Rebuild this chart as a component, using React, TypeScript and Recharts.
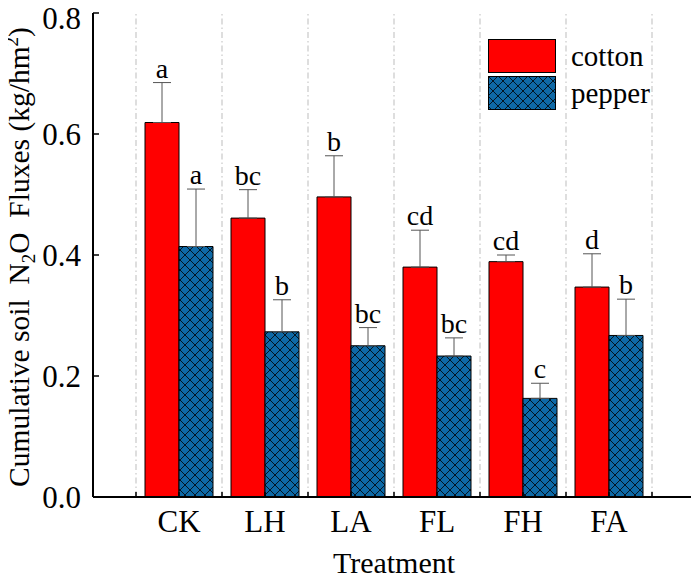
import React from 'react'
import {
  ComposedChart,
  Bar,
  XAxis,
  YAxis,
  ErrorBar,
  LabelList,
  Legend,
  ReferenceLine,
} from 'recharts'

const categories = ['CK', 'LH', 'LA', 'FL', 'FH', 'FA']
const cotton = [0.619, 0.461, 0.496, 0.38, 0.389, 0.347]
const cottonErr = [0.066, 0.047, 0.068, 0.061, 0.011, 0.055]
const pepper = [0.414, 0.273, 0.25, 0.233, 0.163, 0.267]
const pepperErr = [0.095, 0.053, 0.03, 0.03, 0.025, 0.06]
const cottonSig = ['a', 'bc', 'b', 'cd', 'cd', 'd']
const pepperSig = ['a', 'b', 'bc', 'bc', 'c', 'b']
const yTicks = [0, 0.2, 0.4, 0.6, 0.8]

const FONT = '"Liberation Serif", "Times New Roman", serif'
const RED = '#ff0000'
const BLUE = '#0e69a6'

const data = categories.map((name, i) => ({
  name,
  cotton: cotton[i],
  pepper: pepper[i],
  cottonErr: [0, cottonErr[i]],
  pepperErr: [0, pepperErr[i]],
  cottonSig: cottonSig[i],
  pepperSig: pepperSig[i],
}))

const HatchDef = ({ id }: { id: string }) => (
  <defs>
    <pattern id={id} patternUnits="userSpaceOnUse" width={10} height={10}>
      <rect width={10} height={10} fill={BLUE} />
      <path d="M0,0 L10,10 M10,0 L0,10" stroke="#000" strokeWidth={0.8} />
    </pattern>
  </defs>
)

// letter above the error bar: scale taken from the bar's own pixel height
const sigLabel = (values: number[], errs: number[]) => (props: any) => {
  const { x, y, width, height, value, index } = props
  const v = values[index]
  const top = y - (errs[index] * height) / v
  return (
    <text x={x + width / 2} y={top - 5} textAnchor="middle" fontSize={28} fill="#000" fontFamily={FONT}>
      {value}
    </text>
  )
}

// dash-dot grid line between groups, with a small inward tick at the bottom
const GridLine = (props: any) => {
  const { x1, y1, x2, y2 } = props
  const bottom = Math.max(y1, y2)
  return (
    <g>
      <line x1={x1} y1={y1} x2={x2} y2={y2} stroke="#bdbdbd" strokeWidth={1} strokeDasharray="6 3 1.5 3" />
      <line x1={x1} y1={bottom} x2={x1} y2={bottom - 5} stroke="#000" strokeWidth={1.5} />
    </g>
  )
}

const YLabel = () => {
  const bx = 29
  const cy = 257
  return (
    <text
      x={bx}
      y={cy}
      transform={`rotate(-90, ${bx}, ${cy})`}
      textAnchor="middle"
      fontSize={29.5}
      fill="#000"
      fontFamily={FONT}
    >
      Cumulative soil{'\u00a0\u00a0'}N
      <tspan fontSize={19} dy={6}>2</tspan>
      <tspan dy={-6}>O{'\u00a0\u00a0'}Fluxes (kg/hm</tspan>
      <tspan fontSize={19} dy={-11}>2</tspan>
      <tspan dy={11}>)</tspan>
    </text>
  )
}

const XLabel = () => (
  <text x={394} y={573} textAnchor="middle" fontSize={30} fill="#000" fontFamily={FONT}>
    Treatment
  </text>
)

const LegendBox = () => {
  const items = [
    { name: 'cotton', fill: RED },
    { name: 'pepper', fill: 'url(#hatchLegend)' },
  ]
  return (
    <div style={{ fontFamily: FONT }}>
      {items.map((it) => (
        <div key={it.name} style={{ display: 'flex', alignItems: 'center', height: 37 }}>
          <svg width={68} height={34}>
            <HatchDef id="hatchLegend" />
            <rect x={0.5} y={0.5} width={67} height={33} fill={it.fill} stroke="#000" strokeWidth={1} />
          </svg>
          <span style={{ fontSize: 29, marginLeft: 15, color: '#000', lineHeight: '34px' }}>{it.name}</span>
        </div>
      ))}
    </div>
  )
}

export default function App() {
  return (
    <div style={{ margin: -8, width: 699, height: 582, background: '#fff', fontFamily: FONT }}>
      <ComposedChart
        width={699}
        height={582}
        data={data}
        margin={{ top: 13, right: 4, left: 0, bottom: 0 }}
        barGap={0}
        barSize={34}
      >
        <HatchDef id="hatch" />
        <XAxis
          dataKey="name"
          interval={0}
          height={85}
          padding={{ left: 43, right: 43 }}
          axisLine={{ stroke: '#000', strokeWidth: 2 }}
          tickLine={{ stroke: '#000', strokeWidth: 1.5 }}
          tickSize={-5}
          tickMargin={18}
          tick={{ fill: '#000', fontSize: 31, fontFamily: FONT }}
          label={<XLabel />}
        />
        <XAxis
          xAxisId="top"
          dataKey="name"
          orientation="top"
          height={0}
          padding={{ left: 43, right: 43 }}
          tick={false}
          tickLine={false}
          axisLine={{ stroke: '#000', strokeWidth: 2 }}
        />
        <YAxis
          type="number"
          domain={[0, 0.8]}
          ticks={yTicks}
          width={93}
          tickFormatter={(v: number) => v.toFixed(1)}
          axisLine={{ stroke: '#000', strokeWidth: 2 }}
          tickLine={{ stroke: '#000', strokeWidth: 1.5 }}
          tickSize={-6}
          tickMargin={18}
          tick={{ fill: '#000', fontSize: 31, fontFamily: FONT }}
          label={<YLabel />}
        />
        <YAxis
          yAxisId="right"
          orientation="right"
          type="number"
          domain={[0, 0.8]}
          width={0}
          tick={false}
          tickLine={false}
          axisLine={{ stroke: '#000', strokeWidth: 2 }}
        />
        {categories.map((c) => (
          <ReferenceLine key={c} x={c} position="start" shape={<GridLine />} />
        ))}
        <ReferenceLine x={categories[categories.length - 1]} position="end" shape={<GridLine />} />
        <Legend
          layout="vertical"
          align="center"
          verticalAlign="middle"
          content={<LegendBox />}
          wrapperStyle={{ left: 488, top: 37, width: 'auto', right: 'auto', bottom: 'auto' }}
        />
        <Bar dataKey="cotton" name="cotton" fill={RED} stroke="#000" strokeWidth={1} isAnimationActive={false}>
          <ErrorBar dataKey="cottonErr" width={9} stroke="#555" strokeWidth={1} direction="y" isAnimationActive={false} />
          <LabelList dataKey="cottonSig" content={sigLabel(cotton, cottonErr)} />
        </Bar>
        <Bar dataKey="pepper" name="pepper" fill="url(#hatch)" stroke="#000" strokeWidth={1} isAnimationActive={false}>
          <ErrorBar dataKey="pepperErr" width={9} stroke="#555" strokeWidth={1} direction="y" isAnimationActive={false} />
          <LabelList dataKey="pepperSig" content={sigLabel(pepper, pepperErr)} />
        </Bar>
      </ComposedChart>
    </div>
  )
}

- - - - -

§ Task directions
Quote everything in the listing above exactly; pictures are the only thing to omit.

§ Correct result
Rebuild this chart as a component, using React, TypeScript and Recharts.
import React from 'react'
import {
  ComposedChart,
  Bar,
  XAxis,
  YAxis,
  ErrorBar,
  LabelList,
  Legend,
  ReferenceLine,
} from 'recharts'

const categories = ['CK', 'LH', 'LA', 'FL', 'FH', 'FA']
const cotton = [0.619, 0.461, 0.496, 0.38, 0.389, 0.347]
const cottonErr = [0.066, 0.047, 0.068, 0.061, 0.011, 0.055]
const pepper = [0.414, 0.273, 0.25, 0.233, 0.163, 0.267]
const pepperErr = [0.095, 0.053, 0.03, 0.03, 0.025, 0.06]
const cottonSig = ['a', 'bc', 'b', 'cd', 'cd', 'd']
const pepperSig = ['a', 'b', 'bc', 'bc', 'c', 'b']
const yTicks = [0, 0.2, 0.4, 0.6, 0.8]

const FONT = '"Liberation Serif", "Times New Roman", serif'
const RED = '#ff0000'
const BLUE = '#0e69a6'

const data = categories.map((name, i) => ({
  name,
  cotton: cotton[i],
  pepper: pepper[i],
  cottonErr: [0, cottonErr[i]],
  pepperErr: [0, pepperErr[i]],
  cottonSig: cottonSig[i],
  pepperSig: pepperSig[i],
}))

const HatchDef = ({ id }: { id: string }) => (
  <defs>
    <pattern id={id} patternUnits="userSpaceOnUse" width={10} height={10}>
      <rect width={10} height={10} fill={BLUE} />
      <path d="M0,0 L10,10 M10,0 L0,10" stroke="#000" strokeWidth={0.8} />
    </pattern>
  </defs>
)

// letter above the error bar: scale taken from the bar's own pixel height
const sigLabel = (values: number[], errs: number[]) => (props: any) => {
  const { x, y, width, height, value, index } = props
  const v = values[index]
  const top = y - (errs[index] * height) / v
  return (
    <text x={x + width / 2} y={top - 5} textAnchor="middle" fontSize={28} fill="#000" fontFamily={FONT}>
      {value}
    </text>
  )
}

// dash-dot grid line between groups, with a small inward tick at the bottom
const GridLine = (props: any) => {
  const { x1, y1, x2, y2 } = props
  const bottom = Math.max(y1, y2)
  return (
    <g>
      <line x1={x1} y1={y1} x2={x2} y2={y2} stroke="#bdbdbd" strokeWidth={1} strokeDasharray="6 3 1.5 3" />
      <line x1={x1} y1={bottom} x2={x1} y2={bottom - 5} stroke="#000" strokeWidth={1.5} />
    </g>
  )
}

const YLabel = () => {
  const bx = 29
  const cy = 257
  return (
    <text
      x={bx}
      y={cy}
      transform={`rotate(-90, ${bx}, ${cy})`}
      textAnchor="middle"
      fontSize={29.5}
      fill="#000"
      fontFamily={FONT}
    >
      Cumulative soil{'\u00a0\u00a0'}N
      <tspan fontSize={19} dy={6}>2</tspan>
      <tspan dy={-6}>O{'\u00a0\u00a0'}Fluxes (kg/hm</tspan>
      <tspan fontSize={19} dy={-11}>2</tspan>
      <tspan dy={11}>)</tspan>
    </text>
  )
}

const XLabel = () => (
  <text x={394} y={573} textAnchor="middle" fontSize={30} fill="#000" fontFamily={FONT}>
    Treatment
  </text>
)

const LegendBox = () => {
  const items = [
    { name: 'cotton', fill: RED },
    { name: 'pepper', fill: 'url(#hatchLegend)' },
  ]
  return (
    <div style={{ fontFamily: FONT }}>
      {items.map((it) => (
        <div key={it.name} style={{ display: 'flex', alignItems: 'center', height: 37 }}>
          <svg width={68} height={34}>
            <HatchDef id="hatchLegend" />
            <rect x={0.5} y={0.5} width={67} height={33} fill={it.fill} stroke="#000" strokeWidth={1} />
          </svg>
          <span style={{ fontSize: 29, marginLeft: 15, color: '#000', lineHeight: '34px' }}>{it.name}</span>
        </div>
      ))}
    </div>
  )
}

export default function App() {
  return (
    <div style={{ margin: -8, width: 699, height: 582, background: '#fff', fontFamily: FONT }}>
      <ComposedChart
        width={699}
        height={582}
        data={data}
        margin={{ top: 13, right: 4, left: 0, bottom: 0 }}
        barGap={0}
        barSize={34}
      >
        <HatchDef id="hatch" />
        <XAxis
          dataKey="name"
          interval={0}
          height={85}
          padding={{ left: 43, right: 43 }}
          axisLine={{ stroke: '#000', strokeWidth: 2 }}
          tickLine={{ stroke: '#000', strokeWidth: 1.5 }}
          tickSize={-5}
          tickMargin={18}
          tick={{ fill: '#000', fontSize: 31, fontFamily: FONT }}
          label={<XLabel />}
        />
        <XAxis
          xAxisId="top"
          dataKey="name"
          orientation="top"
          height={0}
          padding={{ left: 43, right: 43 }}
          tick={false}
          tickLine={false}
          axisLine={{ stroke: '#000', strokeWidth: 2 }}
        />
        <YAxis
          type="number"
          domain={[0, 0.8]}
          ticks={yTicks}
          width={93}
          tickFormatter={(v: number) => v.toFixed(1)}
          axisLine={{ stroke: '#000', strokeWidth: 2 }}
          tickLine={{ stroke: '#000', strokeWidth: 1.5 }}
          tickSize={-6}
          tickMargin={18}
          tick={{ fill: '#000', fontSize: 31, fontFamily: FONT }}
          label={<YLabel />}
        />
        <YAxis
          yAxisId="right"
          orientation="right"
          type="number"
          domain={[0, 0.8]}
          width={0}
          tick={false}
          tickLine={false}
          axisLine={{ stroke: '#000', strokeWidth: 2 }}
        />
        {categories.map((c) => (
          <ReferenceLine key={c} x={c} position="start" shape={<GridLine />} />
        ))}
        <ReferenceLine x={categories[categories.length - 1]} position="end" shape={<GridLine />} />
        <Legend
          layout="vertical"
          align="center"
          verticalAlign="middle"
          content={<LegendBox />}
          wrapperStyle={{ left: 488, top: 37, width: 'auto', right: 'auto', bottom: 'auto' }}
        />
        <Bar dataKey="cotton" name="cotton" fill={RED} stroke="#000" strokeWidth={1} isAnimationActive={false}>
          <ErrorBar dataKey="cottonErr" width={9} stroke="#555" strokeWidth={1} direction="y" isAnimationActive={false} />
          <LabelList dataKey="cottonSig" content={sigLabel(cotton, cottonErr)} />
        </Bar>
        <Bar dataKey="pepper" name="pepper" fill="url(#hatch)" stroke="#000" strokeWidth={1} isAnimationActive={false}>
          <ErrorBar dataKey="pepperErr" width={9} stroke="#555" strokeWidth={1} direction="y" isAnimationActive={false} />
          <LabelList dataKey="pepperSig" content={sigLabel(pepper, pepperErr)} />
        </Bar>
      </ComposedChart>
    </div>
  )
}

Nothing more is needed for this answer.